Stored data:
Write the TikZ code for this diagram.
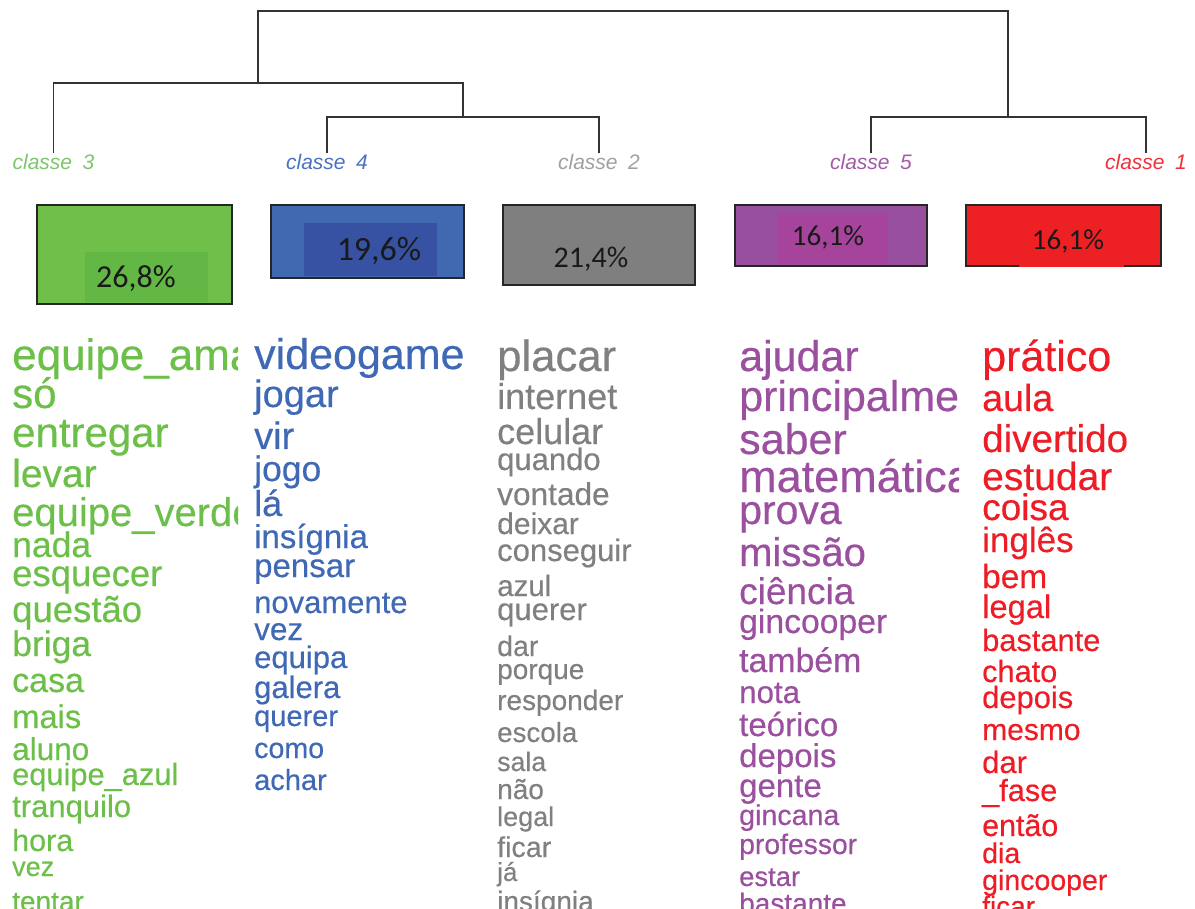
\documentclass[tikz,border=0pt]{standalone}
\usepackage{fontspec}
\setmainfont{Liberation Sans}
\newfontfamily\pctfont{Carlito}
\newfontfamily\wordfont[FakeBold=0.4]{Liberation Sans}

% word colours per class
\definecolor{wgreen}{HTML}{6CC04A}
\definecolor{wblue}{HTML}{3F68B5}
\definecolor{wgray}{HTML}{808080}
\definecolor{wpurple}{HTML}{9B4F9F}
\definecolor{wred}{HTML}{EE1C25}
% class label colours
\definecolor{lgreen}{HTML}{7CC66A}
\definecolor{lblue}{HTML}{4A72C0}
\definecolor{lgray}{HTML}{A0A0A0}
\definecolor{lpurple}{HTML}{A35AA8}
\definecolor{lred}{HTML}{F0303A}
% box fills
\definecolor{bgreen}{HTML}{71BF4B}
\definecolor{bgreenin}{HTML}{63B845}
\definecolor{bblue}{HTML}{4169B2}
\definecolor{bbluein}{HTML}{3852A3}
\definecolor{bgray}{HTML}{7F7F7F}
\definecolor{bpurple}{HTML}{984F9D}
\definecolor{bpurplein}{HTML}{A6449B}
\definecolor{bred}{HTML}{ED2024}
\definecolor{treeline}{HTML}{333333}

\begin{document}
\begin{tikzpicture}[x=1pt,y=-1pt,
  tree/.style={draw=treeline,line width=1.8pt},
  lbl/.style={inner sep=0pt,anchor=base,font=\fontsize{21}{21}\selectfont\itshape},
  pbox/.style={draw=black!85,line width=1.5pt,inner sep=0pt},
  pct/.style={inner sep=0pt,anchor=base,text=black!90},
  word/.style={inner sep=0pt,anchor=base west}]
\useasboundingbox (0,0) rectangle (1195,909);

% ---------- class labels ----------
\node[lbl,text=lgreen]  (c3) at (53.5,170) {classe\hspace{0.5em}3};
\node[lbl,text=lblue]   (c4) at (327,170)  {classe\hspace{0.5em}4};
\node[lbl,text=lgray]   (c2) at (599,170)  {classe\hspace{0.5em}2};
\node[lbl,text=lpurple] (c5) at (871,170)  {classe\hspace{0.5em}5};
\node[lbl,text=lred]    (c1) at (1146,170) {classe\hspace{0.5em}1};

% ---------- dendrogram ----------
\coordinate (k42)  at (463,117);
\coordinate (k342) at (258,83);
\coordinate (k51)  at (1008,117);
\coordinate (root) at (633,11);
\draw[tree] ([yshift=2pt]c4.north) |- (k42) -| ([yshift=2pt]c2.north);
\draw[tree] ([yshift=2pt]c3.north) |- (k342) -| (k42);
\draw[tree] ([yshift=2pt]c5.north) |- (k51) -| ([yshift=2pt]c1.north);
\draw[tree] (k342) |- (root) -| (k51);

% ---------- percentage boxes ----------
\node[pbox,fill=bgreen,minimum width=195pt,minimum height=99pt] (b3) at (134.5,254.5) {};
\fill[bgreenin] (85,252) rectangle (208,302);
\node[pct,font=\pctfont\fontsize{32}{32}\selectfont] (p3) at (136,288) {26,8\%};

\node[pbox,fill=bblue,minimum width=193pt,minimum height=73pt] (b4) at (367.5,241.5) {};
\fill[bbluein] (304,223) rectangle (437,276.5);
\node[pct,font=\pctfont\fontsize{34}{34}\selectfont] (p4) at (379,261) {19,6\%};

\node[pbox,fill=bgray,minimum width=192pt,minimum height=80pt] (b2) at (599,245) {};
\node[pct,font=\pctfont\fontsize{30}{30}\selectfont] (p2) at (591,267.5) {21,4\%};

\node[pbox,fill=bpurple,minimum width=192pt,minimum height=61pt] (b5) at (831,235.5) {};
\fill[bpurplein] (777,213) rectangle (888,264.5);
\node[pct,font=\pctfont\fontsize{29}{29}\selectfont] (p5) at (828,246) {16,1\%};

\node[pbox,fill=bred,minimum width=195pt,minimum height=61pt] (b1) at (1063.5,235.5) {};
\fill[bred] (1019,240) rectangle (1124,267.2);
\node[pct,font=\pctfont\fontsize{29}{29}\selectfont] (p1) at (1068,250) {16,1\%};

% ---------- word lists ----------
\begin{scope}
\clip (0,330) rectangle (238,909);
\foreach \s/\b/\w [count=\i] in {
  44/370/equipe\_amarela, 42/408/só, 42/447/entregar, 39/487/levar,
  40/526/equipe\_verde, 35.5/557/nada, 36.5/586/esquecer, 36.5/622/questão,
  35.5/656/briga, 34/692/casa, 32.7/728/mais, 31.5/760/aluno,
  30.8/785/equipe\_azul, 31/817/tranquilo, 30.5/851/hora, 27/876/vez,
  28/911/tentar}
  \node[word,text=wgreen,font=\wordfont\fontsize{\s}{\s}\selectfont] (g\i) at (12,\b) {\w};
\end{scope}

\begin{scope}
\clip (245,330) rectangle (490,909);
\foreach \s/\b/\w [count=\i] in {
  43/369/videogame, 38/407/jogar, 38/449/vir, 35.5/481/jogo, 36/516/lá,
  33/548/insígnia, 33/577/pensar, 31/613/novamente, 31.5/640/vez,
  31/668/equipa, 31/698/galera, 29/726/querer, 28.6/758/como, 29/790/achar}
  \node[word,text=wblue,font=\wordfont\fontsize{\s}{\s}\selectfont] (u\i) at (254,\b) {\w};
\end{scope}

\begin{scope}
\clip (490,330) rectangle (730,909);
\foreach \s/\b/\w [count=\i] in {
  43.7/371/placar, 36/409/internet, 36/444/celular, 31/470/quando,
  31.6/505/vontade, 30/534/deixar, 31/561/conseguir, 29.5/596/azul,
  31/620/querer, 28.5/656/dar, 28/679/porque, 28/710/responder,
  27.7/742/escola, 26.7/771/sala, 28/799/não, 27/826/legal,
  28.6/857/ficar, 26/881/já, 28/911/insígnia}
  \node[word,text=wgray,font=\wordfont\fontsize{\s}{\s}\selectfont] (n\i) at (497,\b) {\w};
\end{scope}

\begin{scope}
\clip (730,330) rectangle (959,909);
\foreach \s/\b/\w [count=\i] in {
  43/371/ajudar, 43/411/principalmente, 43/454/saber, 45/492/matemática,
  41/524/prova, 40/566/missão, 37/604/ciência, 33.7/633/gincooper,
  33.8/672/também, 31.3/703/nota, 33/736/teórico, 33/767/depois,
  33/797/gente, 28.6/825/gincana, 28.3/854/professor, 27.4/886/estar,
  28/913/bastante}
  \node[word,text=wpurple,font=\wordfont\fontsize{\s}{\s}\selectfont] (m\i) at (739,\b) {\w};
\end{scope}

\begin{scope}
\clip (970,330) rectangle (1195,909);
\foreach \s/\b/\w [count=\i] in {
  43/371/prático, 37.6/411/aula, 38.6/452/divertido, 39/490/estudar,
  37/520/coisa, 35/552/inglês, 33.4/588/bem, 32.7/618/legal,
  30.8/651/bastante, 30.7/682/chato, 30.9/708/depois, 30/740/mesmo,
  31/773/dar, 30.7/801/\_fase, 30.4/836/então, 28.5/863/dia,
  28.5/890/gincooper, 28/916/ficar}
  \node[word,text=wred,font=\wordfont\fontsize{\s}{\s}\selectfont] (r\i) at (982,\b) {\w};
\end{scope}
\end{tikzpicture}
\end{document}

Aim:
Pictures stay out. Print the data exactly, from its first line through the line containing "(c1) at (1146,170)".

Full output:
Write the TikZ code for this diagram.
\documentclass[tikz,border=0pt]{standalone}
\usepackage{fontspec}
\setmainfont{Liberation Sans}
\newfontfamily\pctfont{Carlito}
\newfontfamily\wordfont[FakeBold=0.4]{Liberation Sans}

% word colours per class
\definecolor{wgreen}{HTML}{6CC04A}
\definecolor{wblue}{HTML}{3F68B5}
\definecolor{wgray}{HTML}{808080}
\definecolor{wpurple}{HTML}{9B4F9F}
\definecolor{wred}{HTML}{EE1C25}
% class label colours
\definecolor{lgreen}{HTML}{7CC66A}
\definecolor{lblue}{HTML}{4A72C0}
\definecolor{lgray}{HTML}{A0A0A0}
\definecolor{lpurple}{HTML}{A35AA8}
\definecolor{lred}{HTML}{F0303A}
% box fills
\definecolor{bgreen}{HTML}{71BF4B}
\definecolor{bgreenin}{HTML}{63B845}
\definecolor{bblue}{HTML}{4169B2}
\definecolor{bbluein}{HTML}{3852A3}
\definecolor{bgray}{HTML}{7F7F7F}
\definecolor{bpurple}{HTML}{984F9D}
\definecolor{bpurplein}{HTML}{A6449B}
\definecolor{bred}{HTML}{ED2024}
\definecolor{treeline}{HTML}{333333}

\begin{document}
\begin{tikzpicture}[x=1pt,y=-1pt,
  tree/.style={draw=treeline,line width=1.8pt},
  lbl/.style={inner sep=0pt,anchor=base,font=\fontsize{21}{21}\selectfont\itshape},
  pbox/.style={draw=black!85,line width=1.5pt,inner sep=0pt},
  pct/.style={inner sep=0pt,anchor=base,text=black!90},
  word/.style={inner sep=0pt,anchor=base west}]
\useasboundingbox (0,0) rectangle (1195,909);

% ---------- class labels ----------
\node[lbl,text=lgreen]  (c3) at (53.5,170) {classe\hspace{0.5em}3};
\node[lbl,text=lblue]   (c4) at (327,170)  {classe\hspace{0.5em}4};
\node[lbl,text=lgray]   (c2) at (599,170)  {classe\hspace{0.5em}2};
\node[lbl,text=lpurple] (c5) at (871,170)  {classe\hspace{0.5em}5};
\node[lbl,text=lred]    (c1) at (1146,170) {classe\hspace{0.5em}1};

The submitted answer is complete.